- India will remain firm and will continue to engage with China to avoid another Doklam-like situation along the border.
The Doklam Issue: an overview
- The Doklam conflict started when India (Indian Army) objected a road construction by the People’s Liberation Army (PLA) of China in the Doklam plateau which China claims to be a part of its Donglang region. However, India and Bhutan recognise it as Doklam, a Bhutan territory.
- Later, China accused Indian troops of entering in its territory and India accused the Chinese of destroying its bunkers (People’s Liberation Army bulldozed an old bunker of the Indian army stationed in Doklam).
- Thereafter China stopped the passage pilgrims heading toward Kailash-Mansarovar through the Nathu La pass, Sikkim.
- The Doklam standoff, which began on June 16, was resolved on August 28, with both sides pulling back troops, and China stopping construction of a road which India had objected to.
What are the common interest of India and China as far as Asian affairs are concerned?
- China has acquiesced in India’s participation in the East Asia Summit and India has joined the Shanghai Cooperation Organisation.
- In the international economic system, there is no difference between the two countries.
- Both aim to pursue long-term objectives of broad parity between the developed countries and the developing and transition economies in international financial institutions.
- Interlocking economic and trade relationships could knit China and India closer together.
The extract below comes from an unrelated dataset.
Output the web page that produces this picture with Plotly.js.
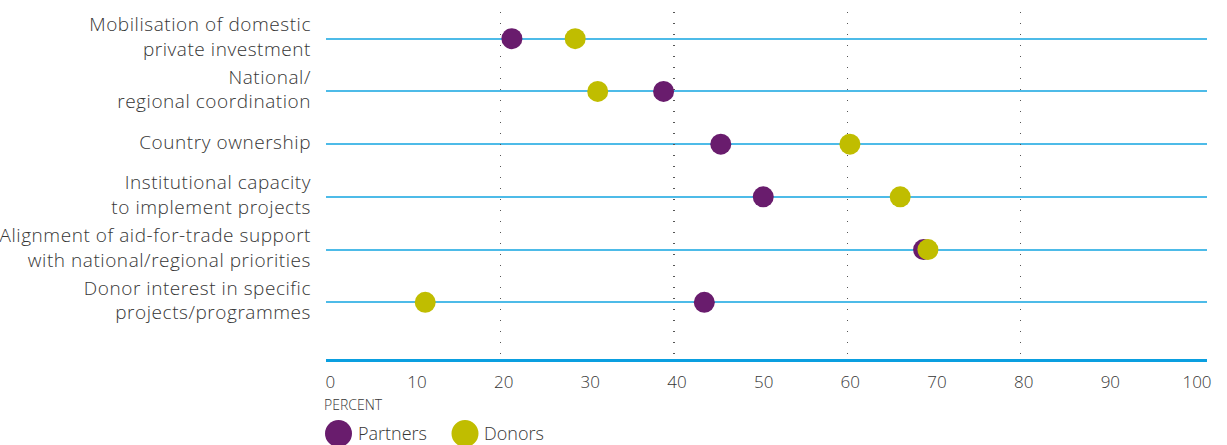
<!DOCTYPE html>
<html>
<head>
<meta charset="utf-8">
<script src="https://cdn.plot.ly/plotly-3.0.1.min.js"></script>
<style>
html,body{margin:0;padding:0;background:#fff;}
#chart{width:1227px;height:445px;}
#chart .ytick text{letter-spacing:0.55px;}
</style>
</head>
<body>
<div id="chart"></div>
<script>
// Data
var categories = [
  "Mobilisation of domestic<br>private investment",
  "National/<br>regional coordination",
  "Country ownership",
  "Institutional capacity<br>to implement projects",
  "Alignment of aid-for-trade support<br>with national/regional priorities",
  "Donor interest in specific<br>projects/programmes"
];
var partners = [21.3, 38.8, 45.4, 50.3, 68.8, 43.5];
var donors = [28.6, 31.2, 60.3, 66.1, 69.3, 11.3];
var xTickVals = [0, 10, 20, 30, 40, 50, 60, 70, 80, 90, 100];
var gridVals = [20, 40, 60, 80];
var seriesNames = ["Partners", "Donors"];
var seriesColors = ["#691c6d", "#c0bd00"];

var FONT = "'Open Sans', 'Segoe UI', sans-serif";
var TXT = "#363636";

var traces = [
  {type: "scatter", mode: "markers", name: seriesNames[0], x: partners, y: categories,
   marker: {size: 21, color: seriesColors[0], line: {width: 0}}, hoverinfo: "skip", showlegend: false},
  {type: "scatter", mode: "markers", name: seriesNames[1], x: donors, y: categories,
   marker: {size: 21, color: seriesColors[1], line: {width: 0}}, hoverinfo: "skip", showlegend: false},
  // helper trace to attach the dotted grid axis
  {type: "scatter", mode: "markers", x: [], y: [], xaxis: "x2", yaxis: "y", showlegend: false, hoverinfo: "skip"}
];

var plotL = 326, plotR = 1207, plotT = 12, plotB = 359;
var pw = plotR - plotL, ph = plotB - plotT;
function px(x) { return (x - plotL) / pw; }
function py(y) { return (plotB - y) / ph; }

var layout = {
  width: 1227, height: 445,
  margin: {l: plotL, r: 1227 - plotR, t: plotT, b: 445 - plotB, pad: 0},
  paper_bgcolor: "#fff", plot_bgcolor: "#fff",
  font: {family: FONT, color: TXT, size: 17, weight: 300},
  showlegend: false,
  xaxis: {
    range: [-0.15, 101.5], tickvals: xTickVals, ticks: "", showgrid: false, zeroline: false,
    showline: true, linecolor: "#0a9fe0", linewidth: 3,
    tickfont: {size: 17, color: TXT, family: FONT, weight: 300}, ticklabelshift: 3, ticklabelstandoff: 6,
    fixedrange: true
  },
  xaxis2: {
    overlaying: "x", matches: "x", range: [-0.15, 101.5], tickvals: gridVals, showticklabels: false,
    ticks: "", showgrid: true, gridcolor: "#555", gridwidth: 1.4, griddash: "1.4px,9.6px",
    zeroline: false, showline: false, fixedrange: true
  },
  yaxis: {
    type: "category", categoryorder: "array", categoryarray: categories,
    range: [6.075, -0.506], ticks: "", showgrid: true, gridcolor: "#4dbbe8", gridwidth: 2,
    zeroline: false, showline: false, ticklabelstandoff: 14, ticklabelshift: 2,
    tickfont: {size: 19, color: TXT, family: FONT, weight: 300}, fixedrange: true
  },
  shapes: [
    {type: "circle", xref: "paper", yref: "paper", xsizemode: "pixel", ysizemode: "pixel",
     xanchor: px(338.5), yanchor: py(433.5), x0: -13.5, x1: 13.5, y0: -13.5, y1: 13.5,
     fillcolor: seriesColors[0], line: {width: 0}},
    {type: "circle", xref: "paper", yref: "paper", xsizemode: "pixel", ysizemode: "pixel",
     xanchor: px(465), yanchor: py(433.5), x0: -13.5, x1: 13.5, y0: -13.5, y1: 13.5,
     fillcolor: seriesColors[1], line: {width: 0}}
  ],
  annotations: [
    {text: "PERCENT", xref: "paper", yref: "paper", x: px(322), y: py(404), xanchor: "left", yanchor: "middle",
     showarrow: false, font: {size: 14, color: TXT, family: FONT, weight: 300}},
    {text: seriesNames[0], xref: "paper", yref: "paper", x: px(356), y: py(432.5), xanchor: "left", yanchor: "middle",
     showarrow: false, font: {size: 18, color: TXT, family: FONT, weight: 300}},
    {text: seriesNames[1], xref: "paper", yref: "paper", x: px(482), y: py(432.5), xanchor: "left", yanchor: "middle",
     showarrow: false, font: {size: 18, color: TXT, family: FONT, weight: 300}}
  ]
};

Plotly.newPlot("chart", traces, layout, {staticPlot: true, displayModeBar: false});
</script>
</body>
</html>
- The two countries have already begun working together in multinational forums on such issues as climate change and environment protection, and have no real differences.
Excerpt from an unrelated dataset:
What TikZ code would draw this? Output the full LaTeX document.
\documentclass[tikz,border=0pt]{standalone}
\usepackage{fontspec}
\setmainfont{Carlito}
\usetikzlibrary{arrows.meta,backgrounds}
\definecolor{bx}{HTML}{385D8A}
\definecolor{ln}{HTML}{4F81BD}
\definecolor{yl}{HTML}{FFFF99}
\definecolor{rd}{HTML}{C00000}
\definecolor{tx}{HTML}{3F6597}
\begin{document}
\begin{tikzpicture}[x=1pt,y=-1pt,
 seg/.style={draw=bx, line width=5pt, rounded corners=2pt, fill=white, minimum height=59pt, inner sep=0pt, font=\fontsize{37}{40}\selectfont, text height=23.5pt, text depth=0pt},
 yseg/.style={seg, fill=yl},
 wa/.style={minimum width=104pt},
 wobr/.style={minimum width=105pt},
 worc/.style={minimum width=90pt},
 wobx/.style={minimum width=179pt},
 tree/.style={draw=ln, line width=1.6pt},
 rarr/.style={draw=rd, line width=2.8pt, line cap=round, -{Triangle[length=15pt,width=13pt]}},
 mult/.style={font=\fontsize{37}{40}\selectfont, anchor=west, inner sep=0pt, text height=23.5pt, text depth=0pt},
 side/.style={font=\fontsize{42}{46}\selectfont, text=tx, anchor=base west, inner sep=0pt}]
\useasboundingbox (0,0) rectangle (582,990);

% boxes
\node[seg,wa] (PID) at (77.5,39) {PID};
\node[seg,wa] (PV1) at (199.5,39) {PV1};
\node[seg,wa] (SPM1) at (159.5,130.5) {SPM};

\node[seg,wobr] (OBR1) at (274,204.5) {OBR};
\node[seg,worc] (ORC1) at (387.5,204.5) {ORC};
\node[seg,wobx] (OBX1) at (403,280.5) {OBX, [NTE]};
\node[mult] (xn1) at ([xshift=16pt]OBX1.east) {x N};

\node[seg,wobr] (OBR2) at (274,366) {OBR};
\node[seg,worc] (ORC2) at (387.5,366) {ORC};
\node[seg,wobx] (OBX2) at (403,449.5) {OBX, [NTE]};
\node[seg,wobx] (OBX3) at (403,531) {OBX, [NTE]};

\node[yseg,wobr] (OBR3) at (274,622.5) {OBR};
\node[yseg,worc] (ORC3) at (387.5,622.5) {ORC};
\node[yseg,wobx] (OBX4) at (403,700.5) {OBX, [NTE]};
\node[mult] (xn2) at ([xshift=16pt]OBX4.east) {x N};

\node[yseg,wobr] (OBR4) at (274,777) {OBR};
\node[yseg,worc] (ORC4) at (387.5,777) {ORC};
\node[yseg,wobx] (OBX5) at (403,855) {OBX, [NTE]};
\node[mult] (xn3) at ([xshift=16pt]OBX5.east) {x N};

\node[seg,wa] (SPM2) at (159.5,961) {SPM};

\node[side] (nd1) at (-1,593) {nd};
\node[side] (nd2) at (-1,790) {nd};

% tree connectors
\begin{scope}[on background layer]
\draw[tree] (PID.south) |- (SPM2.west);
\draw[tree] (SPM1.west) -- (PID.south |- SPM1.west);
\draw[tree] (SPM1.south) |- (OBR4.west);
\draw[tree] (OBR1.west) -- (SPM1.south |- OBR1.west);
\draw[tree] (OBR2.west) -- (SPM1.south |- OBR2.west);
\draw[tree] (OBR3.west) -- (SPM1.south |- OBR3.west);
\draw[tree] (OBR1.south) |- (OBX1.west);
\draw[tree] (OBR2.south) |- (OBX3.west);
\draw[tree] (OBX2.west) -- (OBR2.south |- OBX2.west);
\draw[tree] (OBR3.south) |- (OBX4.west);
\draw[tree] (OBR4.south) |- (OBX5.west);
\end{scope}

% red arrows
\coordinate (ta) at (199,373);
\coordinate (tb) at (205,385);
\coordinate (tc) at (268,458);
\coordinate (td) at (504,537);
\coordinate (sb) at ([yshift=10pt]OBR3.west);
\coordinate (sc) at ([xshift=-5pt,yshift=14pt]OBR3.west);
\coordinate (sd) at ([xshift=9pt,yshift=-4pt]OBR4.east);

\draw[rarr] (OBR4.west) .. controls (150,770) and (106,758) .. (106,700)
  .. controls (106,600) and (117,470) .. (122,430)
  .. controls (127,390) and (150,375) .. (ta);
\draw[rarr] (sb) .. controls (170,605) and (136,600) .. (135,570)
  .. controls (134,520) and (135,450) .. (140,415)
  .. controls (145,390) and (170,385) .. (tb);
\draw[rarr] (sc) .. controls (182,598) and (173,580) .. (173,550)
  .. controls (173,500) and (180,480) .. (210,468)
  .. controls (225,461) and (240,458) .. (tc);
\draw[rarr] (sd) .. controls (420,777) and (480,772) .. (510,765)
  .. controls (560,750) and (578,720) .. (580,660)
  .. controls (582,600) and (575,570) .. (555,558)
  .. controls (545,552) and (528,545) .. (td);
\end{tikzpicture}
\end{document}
- They further encourages international biodiversity, promote dialogue among civilizations, combate transnational crime and deals with challenges from non-traditional threats to security.
- The two countries also share a mutual interest in keeping open the sea lanes of communication in the Indian Ocean, since the goods that flow from there to China go past India as well.
- India’s and China’s broad strategic goals are essentially the same, i.e. preserving our strategic autonomy, protecting our people and responsibly helping shape the world.
- This cannot be achieved by conflict, but only through cooperation.